A minute, two, while he scrabbled like a beetle, until that life of complexity and goodness was extinguished.

Oh, dear heaven, what had it been like for him? She saw flurries of silt cloud the encompassing, entrapping weed, watched the rising bubbles of the last remnants of breath. She began to gasp in vicarious panic…as if she were taking in water, not clean Cambridge air.

Stop it. This does not serve him.

What will?

Undoubtedly, to bring his killer, who was also the children’s, to the seat of justice, but how much more difficult that would be without him. “We may have to do that very thing before this business is finished, Doctor. Think as he thinks.”

And she had answered, “Then you do it. You’re the subtle one.”

Now she must try to enter a mind that saw death as an expedient: in the case of children, pleasurable.

But she could see only the diminution it had brought about. She had become smaller. She knew now that the anger she had felt at the children’s torture had been that of a deus ex machina called down to set matters right. She and Simon had been apart, above the action, its finale, not its continuance. For her, she supposed, it had been a form of superiority-it was not in the play that its gods become protagonists-which Simon’s murder had now removed, casting her among the Cambridge players, as ignorant and as helpless as any of those tiny, breeze-blown, fate-driven figures down there.

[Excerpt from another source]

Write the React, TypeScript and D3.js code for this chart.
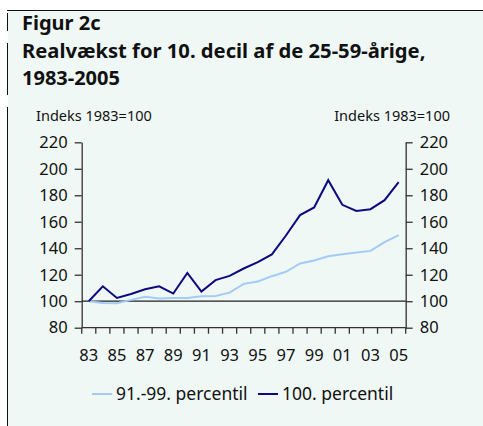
import React, { useEffect, useRef } from 'react';
import * as d3 from 'd3';

const years = ['83', '84', '85', '86', '87', '88', '89', '90', '91', '92', '93', '94', '95', '96', '97', '98', '99', '00', '01', '02', '03', '04', '05'];
const labelYears = ['83', '85', '87', '89', '91', '93', '95', '97', '99', '01', '03', '05'];
const p91to99 = [100, 98.7, 98.5, 101, 103.3, 102, 102.5, 102.5, 103.8, 104, 106.5, 113.1, 114.9, 118.9, 122.2, 128.5, 130.7, 134, 135.5, 136.8, 138, 144.6, 149.9];
const p100 = [100, 111.3, 102.5, 105.5, 109, 111.3, 105.8, 121.4, 107.3, 115.9, 119.1, 124.7, 129.5, 135.3, 149.6, 165, 170.8, 191.4, 172.8, 168.2, 169.5, 176.3, 189.9];
const yTicks = [80, 100, 120, 140, 160, 180, 200, 220];
const seriesNames = ['91.-99. percentil', '100. percentil'];
const seriesColors = ['#a3cbf7', '#0b0b7e'];

const W = 483;
const H = 426;
const BG = '#eff8f5';
const FONT = "'Noto Sans', sans-serif";

const App: React.FC = () => {
  const svgRef = useRef<SVGSVGElement>(null);

  useEffect(() => {
    if (!svgRef.current) return;
    d3.select(svgRef.current).selectAll('*').remove();

    const svg = d3.select(svgRef.current)
      .attr('width', W)
      .attr('height', H);

    // panel background and frame
    svg.append('rect').attr('x', 0).attr('y', 0).attr('width', W).attr('height', H).attr('fill', '#ffffff');
    svg.append('rect').attr('x', 8).attr('y', 10).attr('width', W - 8).attr('height', H - 10).attr('fill', BG);
    svg.append('line').attr('x1', 7).attr('x2', W).attr('y1', 10.5).attr('y2', 10.5)
      .attr('stroke', '#111').attr('stroke-width', 1);
    [[13, 31], [43, 95], [107, H]].forEach(([a, b]) => {
      svg.append('line').attr('x1', 7.5).attr('x2', 7.5).attr('y1', a).attr('y2', b)
        .attr('stroke', '#111').attr('stroke-width', 1);
    });

    // titles
    const title = svg.append('g').style('font-family', FONT).style('font-weight', 'bold').attr('fill', '#111');
    title.append('text').attr('x', 22).attr('y', 30).style('font-size', '20px').text('Figur 2c');
    title.append('text').attr('x', 22).attr('y', 58).style('font-size', '20.2px').text('Realvækst for 10. decil af de 25-59-årige,');
    title.append('text').attr('x', 22).attr('y', 85).style('font-size', '20px').text('1983-2005');

    svg.append('text').attr('x', 36).attr('y', 121).style('font-family', FONT).style('font-size', '14.5px')
      .attr('fill', '#111').text('Indeks 1983=100');
    svg.append('text').attr('x', 450).attr('y', 121).attr('text-anchor', 'end').style('font-family', FONT)
      .style('font-size', '14.5px').attr('fill', '#111').text('Indeks 1983=100');

    const left = 81.7;
    const right = 405.7;
    const top = 142.3;
    const bottom = 327.7;

    const x = d3.scaleBand<string>().domain(years).range([left, right]);
    const y = d3.scaleLinear().domain([80, 220]).range([bottom, top]);
    const axisColor = '#333';

    // left and right axes
    const gl = svg.append('g').attr('transform', `translate(${left},0)`)
      .call(d3.axisLeft(y).tickValues(yTicks).tickSize(7).tickPadding(7).tickSizeOuter(0));
    const gr = svg.append('g').attr('transform', `translate(${right},0)`)
      .call(d3.axisRight(y).tickValues(yTicks).tickSize(7).tickPadding(7).tickSizeOuter(0));
    [gl, gr].forEach(g => {
      g.select('.domain').attr('stroke', axisColor).attr('stroke-width', 1.3);
      g.selectAll('.tick line').attr('stroke', axisColor).attr('stroke-width', 1.3);
      g.selectAll('.tick text').style('font-family', FONT).style('font-size', '16.5px').attr('fill', '#111');
    });

    // bottom axis ticks at band boundaries
    const boundaries = years.map(d => x(d) as number).concat([right]);
    svg.append('line').attr('x1', left).attr('x2', right).attr('y1', bottom).attr('y2', bottom)
      .attr('stroke', axisColor).attr('stroke-width', 1.3);
    svg.append('g').selectAll('line').data(boundaries).enter().append('line')
      .attr('x1', d => d).attr('x2', d => d).attr('y1', bottom).attr('y2', bottom + 6)
      .attr('stroke', axisColor).attr('stroke-width', 1.3);
    svg.append('g').selectAll('text').data(labelYears).enter().append('text')
      .attr('x', d => (x(d) as number) + x.bandwidth() / 2)
      .attr('y', 361)
      .attr('text-anchor', 'middle')
      .style('font-family', FONT).style('font-size', '16.5px').attr('fill', '#111')
      .text(d => d);

    // 100 reference line
    svg.append('line').attr('x1', left).attr('x2', right).attr('y1', y(100)).attr('y2', y(100))
      .attr('stroke', '#222').attr('stroke-width', 1.2);

    const line = d3.line<number>()
      .x((_, i) => (x(years[i]) as number) + x.bandwidth() / 2)
      .y(d => y(d));

    [p91to99, p100].forEach((s, i) => {
      svg.append('path').datum(s).attr('d', line).attr('fill', 'none')
        .attr('stroke', seriesColors[i]).attr('stroke-width', 2);
    });

    // legend
    const legendX = [92, 258];
    seriesNames.forEach((name, i) => {
      svg.append('line').attr('x1', legendX[i]).attr('x2', legendX[i] + 20).attr('y1', 394).attr('y2', 394)
        .attr('stroke', seriesColors[i]).attr('stroke-width', 2);
      svg.append('text').attr('x', legendX[i] + 24).attr('y', 400)
        .style('font-family', FONT).style('font-size', '17.5px').attr('fill', '#111').text(name);
    });
  }, []);

  return <svg ref={svgRef} style={{ position: 'absolute', left: 0, top: 0 }}></svg>;
};

export default App;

She was joined in a democracy of misery to Agnes, sitting outside her beehive hut below; to Hugh the huntsman, who had wept for his niece; to Gyltha and every other man and woman with some beloved soul to lose.

It wasn’t until she heard familiar footsteps approaching along the rampart that she knew she had been waiting for them. The only plank she had been given to hold on to in this maelstrom was the knowledge that the tax collector was as innocent of the murders as she herself. She would have been happy, very happy, to apologize humbly to him for her suspicion-except that he added to her confusion.

To all but her intimates, Adelia liked to appear imperturbable, putting on the kindly but detached manner of one called to profession by the god of medicine. It was a veneer that had helped deflect the impertinence and overfamiliarity and, occasionally, the downright physical presumption with which her fellow students and early patients had offered to treat her. Indeed, she actually thought of herself as withdrawn from humanity, a calm and hidden resort that it could call on in need, though one which did not involve itself in its vulnerability.